§ Directions
Copy each line of the records that contains the word "this".

Start of Data for processing

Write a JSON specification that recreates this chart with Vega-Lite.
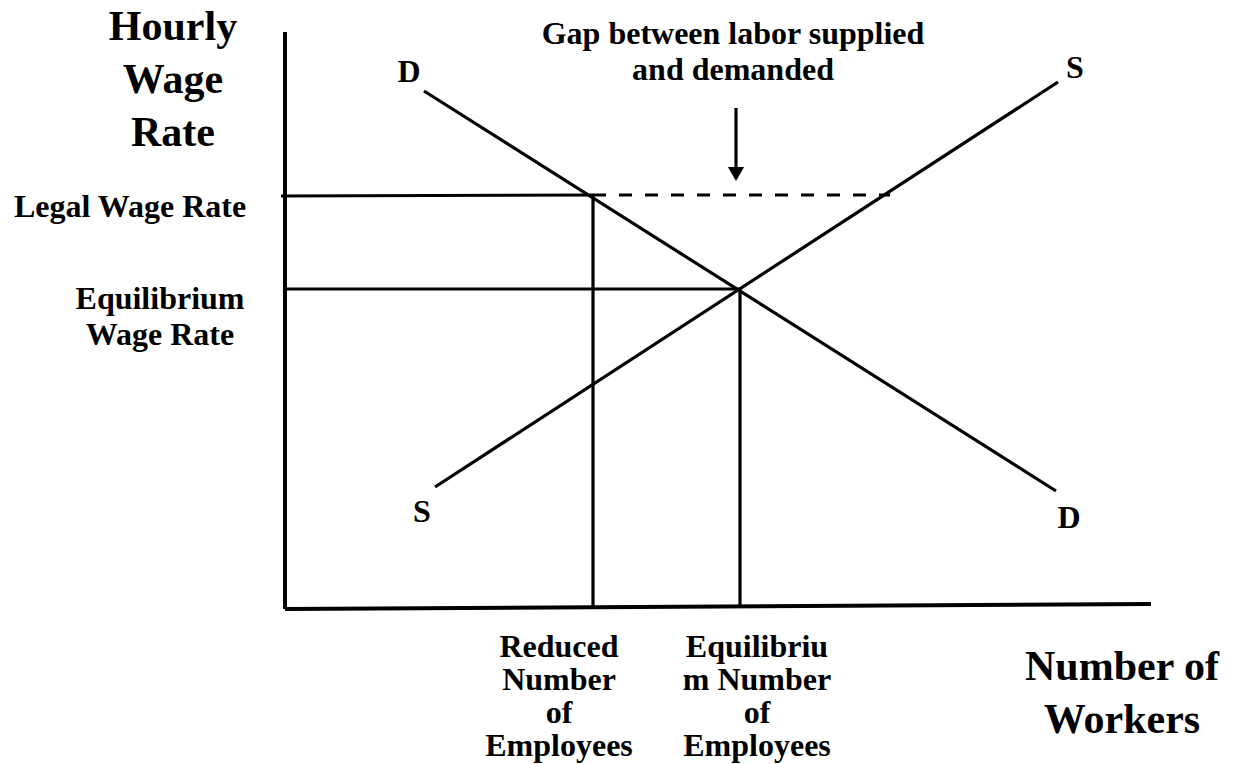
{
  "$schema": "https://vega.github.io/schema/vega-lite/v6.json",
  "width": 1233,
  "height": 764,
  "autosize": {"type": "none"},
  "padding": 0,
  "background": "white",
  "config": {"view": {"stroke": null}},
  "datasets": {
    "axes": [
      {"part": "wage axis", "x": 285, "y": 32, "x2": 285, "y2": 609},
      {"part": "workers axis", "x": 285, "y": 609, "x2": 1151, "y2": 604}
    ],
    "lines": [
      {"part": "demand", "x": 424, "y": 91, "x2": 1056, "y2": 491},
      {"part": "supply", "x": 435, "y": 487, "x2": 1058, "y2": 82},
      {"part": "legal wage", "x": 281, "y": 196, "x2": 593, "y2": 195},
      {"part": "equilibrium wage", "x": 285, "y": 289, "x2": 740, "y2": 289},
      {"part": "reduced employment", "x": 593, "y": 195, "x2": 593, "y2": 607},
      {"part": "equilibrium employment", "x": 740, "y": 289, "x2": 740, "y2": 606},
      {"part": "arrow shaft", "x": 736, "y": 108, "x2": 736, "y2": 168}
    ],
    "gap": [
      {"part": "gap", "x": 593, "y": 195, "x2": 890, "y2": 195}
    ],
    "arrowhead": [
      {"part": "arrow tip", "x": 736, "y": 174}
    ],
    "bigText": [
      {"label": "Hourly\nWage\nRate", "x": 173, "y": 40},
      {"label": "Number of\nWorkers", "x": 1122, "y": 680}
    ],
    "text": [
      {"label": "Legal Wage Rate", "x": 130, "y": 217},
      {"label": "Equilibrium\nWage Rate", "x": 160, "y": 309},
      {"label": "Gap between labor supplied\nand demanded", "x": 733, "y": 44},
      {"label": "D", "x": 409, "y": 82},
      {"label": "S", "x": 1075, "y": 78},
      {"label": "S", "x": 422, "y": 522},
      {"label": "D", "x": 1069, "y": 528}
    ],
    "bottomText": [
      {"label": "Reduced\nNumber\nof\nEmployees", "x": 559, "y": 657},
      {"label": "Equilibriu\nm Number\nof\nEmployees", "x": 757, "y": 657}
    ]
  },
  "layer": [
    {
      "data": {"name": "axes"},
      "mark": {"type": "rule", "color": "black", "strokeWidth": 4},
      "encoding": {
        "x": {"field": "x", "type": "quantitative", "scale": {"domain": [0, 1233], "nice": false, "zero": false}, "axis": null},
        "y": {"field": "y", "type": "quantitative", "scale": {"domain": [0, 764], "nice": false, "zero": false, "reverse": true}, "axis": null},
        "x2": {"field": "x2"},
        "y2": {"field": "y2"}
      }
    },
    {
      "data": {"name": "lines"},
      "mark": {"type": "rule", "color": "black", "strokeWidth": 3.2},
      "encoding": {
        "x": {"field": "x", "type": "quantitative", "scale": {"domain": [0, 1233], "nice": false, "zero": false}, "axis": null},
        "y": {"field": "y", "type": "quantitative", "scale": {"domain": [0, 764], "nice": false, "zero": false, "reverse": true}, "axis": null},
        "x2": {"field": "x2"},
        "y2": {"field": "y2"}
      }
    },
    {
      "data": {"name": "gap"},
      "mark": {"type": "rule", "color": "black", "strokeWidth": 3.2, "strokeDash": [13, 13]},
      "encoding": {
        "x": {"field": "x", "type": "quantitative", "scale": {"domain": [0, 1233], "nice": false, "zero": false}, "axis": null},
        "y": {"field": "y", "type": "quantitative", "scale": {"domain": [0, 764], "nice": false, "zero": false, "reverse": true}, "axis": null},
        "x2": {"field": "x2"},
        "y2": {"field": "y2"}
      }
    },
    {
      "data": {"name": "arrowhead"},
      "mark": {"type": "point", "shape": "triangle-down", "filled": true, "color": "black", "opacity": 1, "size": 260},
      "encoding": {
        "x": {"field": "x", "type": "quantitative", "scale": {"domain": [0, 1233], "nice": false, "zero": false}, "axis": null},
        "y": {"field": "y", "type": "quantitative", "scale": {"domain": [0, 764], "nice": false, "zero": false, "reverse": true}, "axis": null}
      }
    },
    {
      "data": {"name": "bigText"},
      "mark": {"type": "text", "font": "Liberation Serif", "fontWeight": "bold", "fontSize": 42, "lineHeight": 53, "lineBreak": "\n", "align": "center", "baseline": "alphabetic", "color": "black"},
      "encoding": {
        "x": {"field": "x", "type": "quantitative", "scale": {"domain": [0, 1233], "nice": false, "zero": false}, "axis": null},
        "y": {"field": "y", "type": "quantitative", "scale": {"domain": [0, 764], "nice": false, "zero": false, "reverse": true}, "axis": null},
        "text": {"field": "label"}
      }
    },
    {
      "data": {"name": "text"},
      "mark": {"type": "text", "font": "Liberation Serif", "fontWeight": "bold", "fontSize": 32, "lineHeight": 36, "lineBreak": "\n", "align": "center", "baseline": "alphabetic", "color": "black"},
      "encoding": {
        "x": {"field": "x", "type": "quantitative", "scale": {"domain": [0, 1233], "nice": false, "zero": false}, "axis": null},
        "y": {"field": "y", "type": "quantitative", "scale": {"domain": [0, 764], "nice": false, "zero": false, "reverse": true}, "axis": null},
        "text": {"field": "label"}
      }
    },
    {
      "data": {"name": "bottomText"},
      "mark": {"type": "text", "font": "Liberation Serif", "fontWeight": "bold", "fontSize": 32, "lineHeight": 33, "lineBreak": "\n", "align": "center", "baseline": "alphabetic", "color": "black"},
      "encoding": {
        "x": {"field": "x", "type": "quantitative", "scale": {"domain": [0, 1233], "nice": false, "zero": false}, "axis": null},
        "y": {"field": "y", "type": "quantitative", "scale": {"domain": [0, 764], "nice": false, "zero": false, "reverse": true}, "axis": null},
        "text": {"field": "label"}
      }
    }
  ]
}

End of Data for processing
Start of Data for processing

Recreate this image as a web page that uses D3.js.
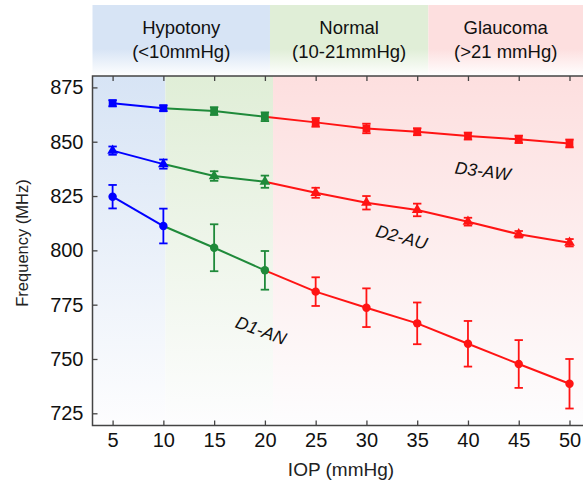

End of Data for processing

§ Written response
Write a JSON specification that recreates this chart with Vega-Lite.
Recreate this image as a web page that uses D3.js.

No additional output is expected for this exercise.